TheAMchemistry87 - 12-6-2012 at 18:17
I have been thinking for a long time about making them but i need some ideas. Well first i want to start small by using microscope slides. I also need
to find out what type of clorophyll is the best to get the most energy from photosynthesis. I heard that silver is a very good conductor of
electricity so ill be needing that. In Inorganic labs that are trying to make solar panels they use platinum metal as a catalyst but that is to
expensive for me. If i make a solar panel do i need to add like fuses for it wont burn up. It doesnt need to be chlorophyll i just need some great
ideas. So anyone please give me some suggestions \
-AMchemistry
[Edited on 13-6-2012 by TheAMchemistry87]
[Edited on 13-6-2012 by TheAMchemistry87]
[Edited on 13-6-2012 by TheAMchemistry87]
Migratory - 12-6-2012 at 19:35
I'm not so sure about using chlorophyll in a solar panel, but what do I know? I can tell you that you don't need any fuses, just keep them away from
bright light if you want to prevent them from overheating. And you don't need silver, copper is a fine conductor.
[Edited on 13-6-2012 by Migratory]
blogfast25 - 13-6-2012 at 04:18
This is not a 'homelab project'. Just creating the conditions in which chlorophyll can operate (essentially plant cell conditions) would be
complicated. I recommend a PhD in Biochemistry, at a minimum.
fledarmus - 13-6-2012 at 04:53
Here is one method...
Converts water, carbon dioxide and sunlight into energy (assuming you have a good fireplace)
[Edited on 13-6-2012 by fledarmus]
Endimion17 - 13-6-2012 at 11:27
"Making solar panels from Chlorophyll without any pollution"

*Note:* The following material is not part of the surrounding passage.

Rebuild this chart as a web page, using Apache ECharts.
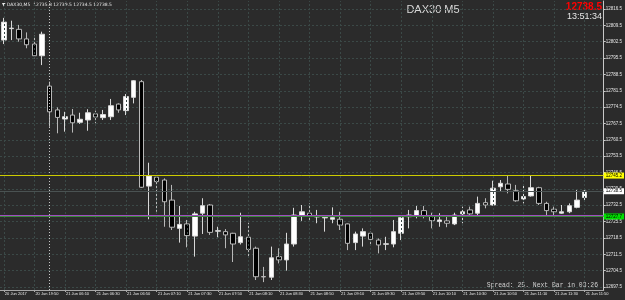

Yeah... that doesn't work.
Rich_Insane - 13-6-2012 at 13:19
I've been doing a lot of work lately with various biologically produced pigments that react to light. Many organisms produce polyphenolic or quinonic
compounds to protect from ultraviolet radiation. One such application is the use of anthocyanin dyes from blackberry in dye-sensitized cells. An
organic chemist I worked with for a while was using porphyrin-like compounds (chlorophyll itself has a porphyrin "head" with a magnesium ion right in
the center).
These cells work by absorbing photons, which excite electrons within the dye (mostly by the phenolic groups, I think). An electrolyte (generally a
triiodide electrolyte made from iodine, potassium iodide and ethylene glycol) acts as both a buffer and an electron donor while titanium dioxide
"nanoparticles" (it sounds fancy, but TiO2 is actually very cheap, even the 20 nm particles commonly used in these procedures) acts as an electron
acceptor.
Most of the work my colleagues and I did was to play around with a bunch of different pigments. It's actually fascinating how many naturally produced
pigments work on this sort of cell.
Here is a good explanation: Dye-Sensitized Solar Cells
Some literature:
Solid-state dye-sensitized mesoporous TiO2 solar cells with high photon-to-electron conversion efficiencies
Low-cost, high efficiency solar cell based on dye-sensitized colloidal TiO2
Dye-Sensitized Cells
There may also be kits out there to build these cells, but making them from scratch can be quite interesting.
This is just my theory, but I think that the reason we can't just splotch chlorophyll onto a slide and generate power is because chlorophyll needs a
very powerful electron acceptor. Graphite is a nice conductor, you can buy "graphite paint" in aerosol form. I forgot where exactly to get it, but
there's this spray paint-like thing that disperses graphite onto surfaces as a thin film.